From the data that follows, report how many lines hold the string "standalone", giving only the number.

+--

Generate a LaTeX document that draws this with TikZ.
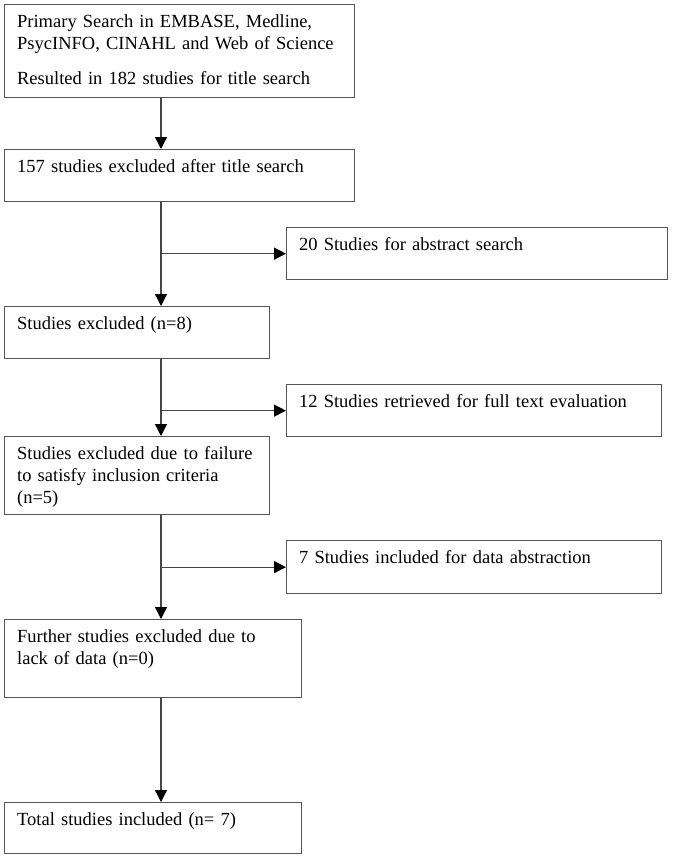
\documentclass[tikz,border=0pt]{standalone}
\usepackage{fontspec}
\setmainfont{Liberation Serif}
\usetikzlibrary{arrows.meta}
\definecolor{boxgray}{RGB}{85,85,85}
\definecolor{linegray}{RGB}{70,70,70}
\begin{document}
\begin{tikzpicture}[x=1pt,y=-1pt,
  box/.style={draw=boxgray, line width=1.3pt, anchor=north west, inner xsep=12.5pt, inner ysep=0pt,
    align=left, font=\fontsize{18.5}{21.7}\selectfont, text height=23pt},
  arr/.style={draw=linegray, line width=1.3pt, -{Triangle[length=12pt,width=12pt,color=black]}}]
\useasboundingbox (0,0) rectangle (672,859);
\node[box, text width=325pt, text depth=70pt] (b1) at (4,4)
  {\mbox{Primary Search in EMBASE, Medline,}\\ \mbox{PsycINFO, CINAHL and Web of Science}\\[13pt] \mbox{Resulted in 182 studies for title search}};
\node[box, text width=325pt, text depth=29pt] (b2) at (4,149) {157 studies excluded after title search};
\node[box, text width=356pt, text depth=29pt] (b3) at (286,227) {20 Studies for abstract search};
\node[box, text width=240pt, text depth=29pt] (b4) at (4,306) {Studies excluded (n=8)};
\node[box, text width=350pt, text depth=29pt] (b5) at (286,384) {12 Studies retrieved for full text evaluation};
\node[box, text width=240pt, text depth=55pt] (b6) at (4,436)
  {\mbox{Studies excluded due to failure}\\ \mbox{to satisfy inclusion criteria}\\ (n=5)};
\node[box, text width=350pt, text depth=30pt] (b7) at (286,540) {7 Studies included for data abstraction};
\node[box, text width=272pt, text depth=55pt] (b8) at (4,619) {\mbox{Further studies excluded due to}\\ lack of data (n=0)};
\node[box, text width=272pt, text depth=28pt] (b9) at (4,802) {Total studies included (n= 7)};
\coordinate (x1) at (161,0);
\draw[arr] (b1.south -| x1) -- (b2.north -| x1);
\draw[arr] (b2.south -| x1) -- (b4.north -| x1);
\draw[arr] (b3.west -| x1) -- (b3.west);
\draw[arr] (b4.south -| x1) -- (b6.north -| x1);
\draw[arr] (b5.west -| x1) -- (b5.west);
\draw[arr] (b6.south -| x1) -- (b8.north -| x1);
\draw[arr] (b7.west -| x1) -- (b7.west);
\draw[arr] (b8.south -| x1) -- (b9.north -| x1);
\end{tikzpicture}
\end{document}
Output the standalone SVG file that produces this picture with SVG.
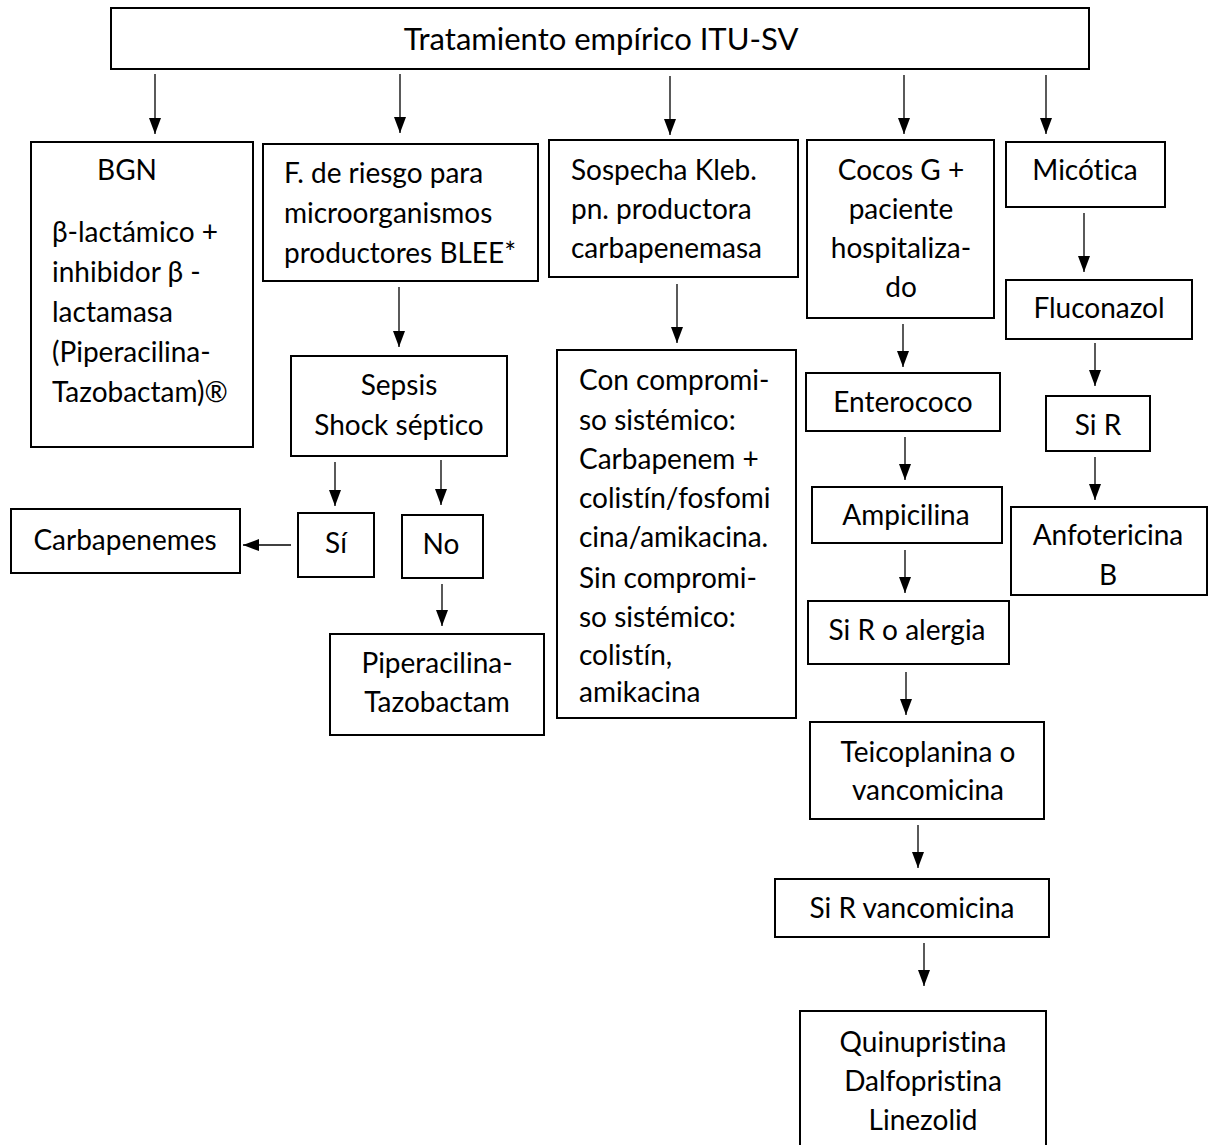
<svg xmlns="http://www.w3.org/2000/svg" width="1210" height="1145" viewBox="0 0 1210 1145">
<style>
.b{fill:#fff;stroke:#000;stroke-width:2}
.t{font-family:Lato,"Open Sans","Liberation Sans",sans-serif;font-size:28px;fill:#000;font-variant-ligatures:none}
.c{text-anchor:middle}
.l{fill:none;stroke:#000;stroke-width:1.3}
</style>
<defs>
<marker id="ah" viewBox="0 0 16 12" refX="16" refY="6" markerWidth="16" markerHeight="12" markerUnits="userSpaceOnUse" orient="auto"><path d="M0,0 L16,6 L0,12 z" fill="#000"/></marker>
</defs>
<rect width="1210" height="1145" fill="#fff"/>
<g id="connectors">
<line class="l" x1="155" y1="74" x2="155" y2="134" marker-end="url(#ah)"/>
<line class="l" x1="400" y1="74" x2="400" y2="133" marker-end="url(#ah)"/>
<line class="l" x1="670" y1="76" x2="670" y2="135" marker-end="url(#ah)"/>
<line class="l" x1="904" y1="75" x2="904" y2="134" marker-end="url(#ah)"/>
<line class="l" x1="1046" y1="75" x2="1046" y2="134" marker-end="url(#ah)"/>
<line class="l" x1="399" y1="287" x2="399" y2="347" marker-end="url(#ah)"/>
<line class="l" x1="335" y1="462" x2="335" y2="506" marker-end="url(#ah)"/>
<line class="l" x1="441" y1="460" x2="441" y2="505" marker-end="url(#ah)"/>
<line class="l" x1="291" y1="545" x2="243" y2="545" marker-end="url(#ah)"/>
<line class="l" x1="442" y1="584" x2="442" y2="626" marker-end="url(#ah)"/>
<line class="l" x1="677" y1="284" x2="677" y2="343" marker-end="url(#ah)"/>
<line class="l" x1="903" y1="324" x2="903" y2="367" marker-end="url(#ah)"/>
<line class="l" x1="905" y1="437" x2="905" y2="480" marker-end="url(#ah)"/>
<line class="l" x1="905" y1="550" x2="905" y2="593" marker-end="url(#ah)"/>
<line class="l" x1="906" y1="672" x2="906" y2="715" marker-end="url(#ah)"/>
<line class="l" x1="918" y1="825" x2="918" y2="868" marker-end="url(#ah)"/>
<line class="l" x1="924" y1="943" x2="924" y2="986" marker-end="url(#ah)"/>
<line class="l" x1="1084" y1="213" x2="1084" y2="272" marker-end="url(#ah)"/>
<line class="l" x1="1095" y1="343" x2="1095" y2="386" marker-end="url(#ah)"/>
<line class="l" x1="1095" y1="457" x2="1095" y2="500" marker-end="url(#ah)"/>
</g>
<g id="n-top"><rect class="b" x="111" y="8" width="978" height="61"/><text class="t c" x="601" y="50" style="font-size:31px">Tratamiento empírico ITU-SV</text></g>
<g id="n-bgn"><rect class="b" x="31" y="142" width="222" height="305"/>
<text class="t c" x="127" y="180">BGN</text>
<text class="t" x="52" y="242">β-lactámico +</text>
<text class="t" x="52" y="282">inhibidor β -</text>
<text class="t" x="52" y="322">lactamasa</text>
<text class="t" x="52" y="362">(Piperacilina-</text>
<text class="t" x="52" y="402">Tazobactam)®</text></g>
<g id="n-riesgo"><rect class="b" x="263" y="144" width="275" height="137"/>
<text class="t" x="284" y="183">F. de riesgo para</text>
<text class="t" x="284" y="223">microorganismos</text>
<text class="t" x="284" y="263">productores BLEE*</text></g>
<g id="n-sepsis"><rect class="b" x="291" y="356" width="216" height="100"/>
<text class="t c" x="399" y="395">Sepsis</text>
<text class="t c" x="399" y="435">Shock séptico</text></g>
<g id="n-si"><rect class="b" x="298" y="513" width="76" height="64"/><text class="t c" x="336" y="553">Sí</text></g>
<g id="n-no"><rect class="b" x="402" y="515" width="81" height="63"/><text class="t c" x="441" y="554">No</text></g>
<g id="n-carba"><rect class="b" x="11" y="509" width="229" height="64"/><text class="t c" x="125" y="550">Carbapenemes</text></g>
<g id="n-pipe"><rect class="b" x="330" y="634" width="214" height="101"/>
<text class="t c" x="437" y="673">Piperacilina-</text>
<text class="t c" x="437" y="712">Tazobactam</text></g>
<g id="n-kleb"><rect class="b" x="549" y="140" width="249" height="137"/>
<text class="t" x="571" y="180">Sospecha Kleb.</text>
<text class="t" x="571" y="219">pn. productora</text>
<text class="t" x="571" y="258">carbapenemasa</text></g>
<g id="n-con"><rect class="b" x="557" y="350" width="239" height="368"/>
<text class="t" x="579" y="390">Con compromi-</text>
<text class="t" x="579" y="430">so sistémico:</text>
<text class="t" x="579" y="469">Carbapenem +</text>
<text class="t" x="579" y="508">colistín/fosfomi</text>
<text class="t" x="579" y="547">cina/amikacina.</text>
<text class="t" x="579" y="588">Sin compromi-</text>
<text class="t" x="579" y="627">so sistémico:</text>
<text class="t" x="579" y="665">colistín,</text>
<text class="t" x="579" y="702">amikacina</text></g>
<g id="n-cocos"><rect class="b" x="807" y="140" width="187" height="178"/>
<text class="t c" x="901" y="180">Cocos G +</text>
<text class="t c" x="901" y="219">paciente</text>
<text class="t c" x="901" y="258">hospitaliza-</text>
<text class="t c" x="901" y="297">do</text></g>
<g id="n-entero"><rect class="b" x="806" y="373" width="194" height="58"/><text class="t c" x="903" y="412">Enterococo</text></g>
<g id="n-ampi"><rect class="b" x="812" y="487" width="190" height="56"/><text class="t c" x="906" y="525">Ampicilina</text></g>
<g id="n-alergia"><rect class="b" x="808" y="601" width="201" height="63"/><text class="t c" x="907" y="640">Si R o alergia</text></g>
<g id="n-teico"><rect class="b" x="810" y="722" width="234" height="97"/>
<text class="t c" x="928" y="762">Teicoplanina o</text>
<text class="t c" x="928" y="800">vancomicina</text></g>
<g id="n-sirv"><rect class="b" x="775" y="879" width="274" height="58"/><text class="t c" x="912" y="918">Si R vancomicina</text></g>
<g id="n-quinu"><rect class="b" x="800" y="1011" width="246" height="150"/>
<text class="t c" x="923" y="1052">Quinupristina</text>
<text class="t c" x="923" y="1091">Dalfopristina</text>
<text class="t c" x="923" y="1130">Linezolid</text></g>
<g id="n-mico"><rect class="b" x="1006" y="142" width="159" height="65"/><text class="t c" x="1085" y="180">Micótica</text></g>
<g id="n-fluco"><rect class="b" x="1006" y="280" width="186" height="59"/><text class="t c" x="1099" y="318">Fluconazol</text></g>
<g id="n-sir"><rect class="b" x="1046" y="396" width="104" height="55"/><text class="t c" x="1098" y="435">Si R</text></g>
<g id="n-anfo"><rect class="b" x="1011" y="507" width="196" height="88"/>
<text class="t c" x="1108" y="545">Anfotericina</text>
<text class="t c" x="1108" y="585">B</text></g>
</svg>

+--

_Output below_. 2